Prices are dropping too! I know you're on the inside, but I'm one of those young up and comers so to speak that these lofts are suppose to target, yet no one I talk to would move downtown including me and I work downtown and look at these everyday.
I consider prices dropping to mean that something actually sold for more than it will later. Buyer's who visit lofts with me can attest to my beliefs that some lofts are overpriced. In 2005, there was a fork in the road, so to speak, where a group of developer's continued on doing what they had been doing for the past several years regarding new construction pricing. (See my post back then, Loft Pricing: 401) A newer group of loft developers sort of tested the market that year with limited success.
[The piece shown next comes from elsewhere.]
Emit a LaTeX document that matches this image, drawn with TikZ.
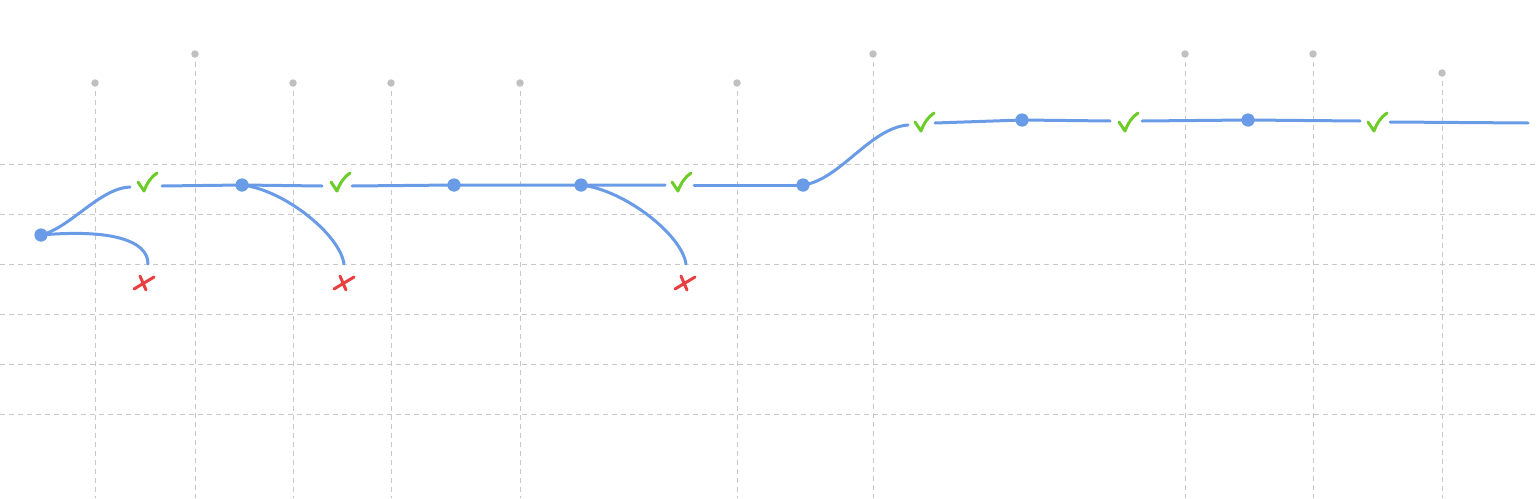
\documentclass[tikz,border=0pt]{standalone}
\begin{document}
\begin{tikzpicture}[x=1pt,y=-1pt,
  grid/.style={draw=gridc, line width=1pt, dash pattern=on 5pt off 4pt},
  tick/.style={circle, fill=dotc, inner sep=0pt, minimum size=7.5pt},
  dotnode/.style={circle, fill=bluec, inner sep=0pt, minimum size=13pt},
  link/.style={draw=bluec, line width=3pt, line cap=round},
  checkmark/.pic={\draw[draw=greenc, line width=3pt, line cap=round, line join=round] (-9,0) .. controls (-6,4) .. (-3,9) .. controls (0,1) and (4,-5) .. (10,-9);},
  crossmark/.pic={\draw[draw=redc, line width=3pt, line cap=round] (-10,6) -- (10,-6) (-4,-7) -- (2,7);}
]
\definecolor{gridc}{RGB}{200,200,200}
\definecolor{dotc}{RGB}{192,192,192}
\definecolor{bluec}{RGB}{106,155,230}
\definecolor{greenc}{RGB}{108,204,42}
\definecolor{redc}{RGB}{232,64,64}
\useasboundingbox (0,0) rectangle (1539,498);
% horizontal grid
\foreach \y in {164,214,264,314,364,414} \draw[grid] (0,\y) -- (1539,\y);
% vertical grid with top dots
\foreach \x/\t [count=\i] in {95/83,195/54,293/83,391/83,520/83,737/83,873/54,1185/54,1313/54,1442/73} {
  \node[tick] (t\i) at (\x,\t) {};
  \coordinate (b\i) at (\x,498);
  \draw[grid] ([yshift=-8pt]t\i.center) -- (b\i);
}
% blue nodes
\node[dotnode] (n1) at (41,235) {};
\node[dotnode] (n2) at (242,185) {};
\node[dotnode] (n3) at (454,185) {};
\node[dotnode] (n4) at (581,185) {};
\node[dotnode] (n5) at (803,185) {};
\node[dotnode] (n6) at (1022,120) {};
\node[dotnode] (n7) at (1248,120) {};
% gap coordinates
\coordinate (e1) at (130,187);
\coordinate (s1) at (162,186);
\coordinate (e2) at (322,186);
\coordinate (s2) at (352,186);
\coordinate (e3) at (665,185);
\coordinate (s3) at (694,185);
\coordinate (e4) at (908,125);
\coordinate (s4) at (935,123);
\coordinate (e5) at (1110,121);
\coordinate (s5) at (1142,121);
\coordinate (e6) at (1360,121);
\coordinate (s6) at (1390,122);
\coordinate (e7) at (1528,123);
\coordinate (f1) at (148,264);
\coordinate (f2) at (344,264);
\coordinate (f3) at (686,264);
% links
\draw[link] (n1.center) .. controls (70,228) and (100,188) .. (e1);
\draw[link] (n1.center) .. controls (110,229) and (148,240) .. (f1);
\draw[link] (s1) -- (n2.center) -- (e2);
\draw[link] (n2.center) .. controls (285,190) and (340,235) .. (f2);
\draw[link] (s2) -- (n3.center) -- (n4.center) -- (e3);
\draw[link] (n4.center) .. controls (625,190) and (682,235) .. (f3);
\draw[link] (s3) -- (n5.center);
\draw[link] (n5.center) .. controls (840,180) and (870,128) .. (e4);
\draw[link] (s4) -- (n6.center) -- (e5);
\draw[link] (s5) -- (n7.center) -- (e6);
\draw[link] (s6) -- (e7);
% redraw nodes on top
\foreach \n in {n1,n2,n3,n4,n5,n6,n7} \fill[bluec] (\n) circle (6.5pt);
% marks
\pic at (147,182) {checkmark};
\pic at (340,182) {checkmark};
\pic at (681,182) {checkmark};
\pic at (924,122) {checkmark};
\pic at (1128,122) {checkmark};
\pic at (1377,122) {checkmark};
\pic at (144,283) {crossmark};
\pic at (344,283) {crossmark};
\pic at (685,283) {crossmark};
\end{tikzpicture}
\end{document}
What the heck, it was a boom year. Why not?
What happens in St. Louis real estate? The market rate seems to slowly increase.
To say that the prices are dropping to me means that the market rate has dropped. That happens with gas, bananas and beer, but not usually real estate. To see artificially high "list prices" drop does not mean that pricing has dropped. It just means that someone is trying to get real.
Point 2, Are lofts being built for the next generation? My answer would be officially, "sort of, but mostly not."
To me, some of the developers that are really trying the "youth marketing" thing are the same ones that are over-pricing, under-sizing, and not doing as well in the numbers game.
Despite all this, the urban renaissance in St. Louis marches on.